FIJM 2009 - Baptiste Trotignon Quintet at Gésu

by David Ryshpan

French pianist-composer Baptiste Trotignon played to a small yet receptive crowd at Gésu on Canada Night. Commencing the evening in trio with bassist Matt Penman and drummer Gregory Hutchinson, Trotignon's aptly titled First Song (which also kicks off his album, Share) displayed his delicate touch and lush harmonies underneath a diatonic melody. Trotignon got a round sound out of the instrument, and he has a vocabulary in line with what has been termed the "modern mainstream," with bursts of ragged bluesy trills, like Don Pullen polished smooth.

Tenor saxophonist Mark Turner joined the group for the second piece, Flow. Seemingly unhindered by his power-saw injury of November, his opening cadenza displayed his characteristic motivic development, delivered with an earnest sense of emotion. The head was a looping ostinato underneath a busy melody harmonized by Turner and Trotignon. Hutchinson proved to be a tremendous colourist - an underrated pioneer of the contemporary mainstream drum vocabulary alongside Brian Blade. Augmenting his kit with bells, shakers and tambourine, switching seamlessly between brushes, sticks and mallets, Hutchinson was the driving force of the group, along with Penman's woody bass sound. Trumpeter Jeremy Pelt completed the quintet, playing mostly flugelhorn with a warm, airy tone.
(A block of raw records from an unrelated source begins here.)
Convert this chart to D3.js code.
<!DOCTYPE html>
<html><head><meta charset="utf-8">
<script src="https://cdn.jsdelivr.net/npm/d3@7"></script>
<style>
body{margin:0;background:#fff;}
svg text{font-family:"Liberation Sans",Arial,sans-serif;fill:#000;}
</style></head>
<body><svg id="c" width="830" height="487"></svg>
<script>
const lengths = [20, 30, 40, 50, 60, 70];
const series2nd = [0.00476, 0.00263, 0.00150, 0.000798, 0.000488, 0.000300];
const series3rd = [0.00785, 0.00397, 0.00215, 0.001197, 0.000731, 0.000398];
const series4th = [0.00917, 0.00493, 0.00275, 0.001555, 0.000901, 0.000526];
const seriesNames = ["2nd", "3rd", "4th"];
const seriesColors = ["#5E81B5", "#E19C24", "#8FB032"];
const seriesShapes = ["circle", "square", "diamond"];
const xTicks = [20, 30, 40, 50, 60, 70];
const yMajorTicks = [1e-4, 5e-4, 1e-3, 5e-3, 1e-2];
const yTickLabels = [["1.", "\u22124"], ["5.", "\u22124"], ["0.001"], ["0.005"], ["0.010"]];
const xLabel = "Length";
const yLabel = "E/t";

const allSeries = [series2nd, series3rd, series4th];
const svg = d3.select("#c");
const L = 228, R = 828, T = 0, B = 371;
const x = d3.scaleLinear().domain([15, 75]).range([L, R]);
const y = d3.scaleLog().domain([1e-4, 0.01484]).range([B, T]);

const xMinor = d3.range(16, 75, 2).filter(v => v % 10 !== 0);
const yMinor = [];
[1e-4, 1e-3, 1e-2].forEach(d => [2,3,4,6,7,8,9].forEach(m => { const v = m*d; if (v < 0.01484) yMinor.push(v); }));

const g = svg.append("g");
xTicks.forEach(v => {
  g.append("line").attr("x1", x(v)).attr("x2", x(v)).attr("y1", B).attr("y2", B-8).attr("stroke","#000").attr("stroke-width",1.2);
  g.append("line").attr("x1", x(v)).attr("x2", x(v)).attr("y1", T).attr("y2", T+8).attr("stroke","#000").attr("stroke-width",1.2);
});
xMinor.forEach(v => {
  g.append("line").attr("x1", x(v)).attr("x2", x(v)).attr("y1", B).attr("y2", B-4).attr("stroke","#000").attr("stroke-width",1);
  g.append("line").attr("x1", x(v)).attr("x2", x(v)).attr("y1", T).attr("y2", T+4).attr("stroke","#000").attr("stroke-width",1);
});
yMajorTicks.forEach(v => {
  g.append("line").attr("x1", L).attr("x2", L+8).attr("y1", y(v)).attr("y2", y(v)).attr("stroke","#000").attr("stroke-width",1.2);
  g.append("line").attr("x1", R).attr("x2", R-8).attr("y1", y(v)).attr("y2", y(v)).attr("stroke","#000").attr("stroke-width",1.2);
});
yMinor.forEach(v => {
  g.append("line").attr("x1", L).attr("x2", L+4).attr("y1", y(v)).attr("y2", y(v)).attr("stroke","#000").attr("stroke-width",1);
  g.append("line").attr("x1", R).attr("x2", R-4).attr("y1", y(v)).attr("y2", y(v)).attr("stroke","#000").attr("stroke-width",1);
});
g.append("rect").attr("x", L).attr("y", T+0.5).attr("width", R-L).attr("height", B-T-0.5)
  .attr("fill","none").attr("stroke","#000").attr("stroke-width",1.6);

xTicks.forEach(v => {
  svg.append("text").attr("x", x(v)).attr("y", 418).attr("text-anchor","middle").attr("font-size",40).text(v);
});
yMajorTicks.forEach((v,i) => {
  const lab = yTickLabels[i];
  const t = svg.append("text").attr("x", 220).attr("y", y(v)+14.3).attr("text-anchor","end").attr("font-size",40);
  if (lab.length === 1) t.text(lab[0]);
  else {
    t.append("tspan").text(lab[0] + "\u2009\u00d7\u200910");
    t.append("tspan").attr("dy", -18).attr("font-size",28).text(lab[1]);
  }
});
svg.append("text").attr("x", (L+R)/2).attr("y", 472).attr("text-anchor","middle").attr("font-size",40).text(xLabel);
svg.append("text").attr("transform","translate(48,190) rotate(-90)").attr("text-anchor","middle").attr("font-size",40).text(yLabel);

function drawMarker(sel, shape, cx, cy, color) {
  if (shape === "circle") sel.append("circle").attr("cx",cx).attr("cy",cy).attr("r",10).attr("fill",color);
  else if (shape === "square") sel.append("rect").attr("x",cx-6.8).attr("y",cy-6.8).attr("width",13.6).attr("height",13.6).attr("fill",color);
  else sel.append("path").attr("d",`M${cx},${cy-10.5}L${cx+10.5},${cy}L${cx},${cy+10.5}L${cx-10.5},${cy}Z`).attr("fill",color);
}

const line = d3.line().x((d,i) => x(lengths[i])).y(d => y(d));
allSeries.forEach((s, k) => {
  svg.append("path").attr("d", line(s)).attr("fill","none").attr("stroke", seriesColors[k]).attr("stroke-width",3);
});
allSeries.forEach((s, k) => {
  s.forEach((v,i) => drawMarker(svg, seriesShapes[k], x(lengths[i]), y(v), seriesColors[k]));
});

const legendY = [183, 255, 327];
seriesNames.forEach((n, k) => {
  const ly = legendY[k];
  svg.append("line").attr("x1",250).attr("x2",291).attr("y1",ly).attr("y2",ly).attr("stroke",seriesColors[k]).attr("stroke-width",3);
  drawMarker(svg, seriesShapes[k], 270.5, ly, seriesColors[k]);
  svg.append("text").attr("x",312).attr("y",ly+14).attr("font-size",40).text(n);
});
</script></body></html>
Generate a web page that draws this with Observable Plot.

The centrepiece of the set was an untitled five-part suite, featuring all the group members at length. Throughout the course of this suite, Trotignon's playing seemed to match the level of intensity of the rest of the band. The hook-up between Hutchinson and Turner was especially strong, as was Pelt's energy on anything swinging. Trotignon's vocabulary is wide and versatile but he never really dug into his bluesy phrases with the attack and intention they needed. Hutchinson's broken straight eighth note feel was so potent, it rendered the transitions into swing anti-climactic. Pelt's trumpet was unfortunately overmiked in the house, and he sounded best when he backed off the mic and ate the swing feel for breakfast. The transitions between the movements of the suite were smooth and well-executed, blending into each other with the requisite amount of space. Hutchinson's samba feel of the fourth movement was highly enjoyable, and it was here that Trotignon's improvising hit its apex, digging into his phrases the way Penman had on his preceding solo.

There are many great moments in Trotignon's playing and writing. It seems that touring with such estimable company will only further his craftsmanship.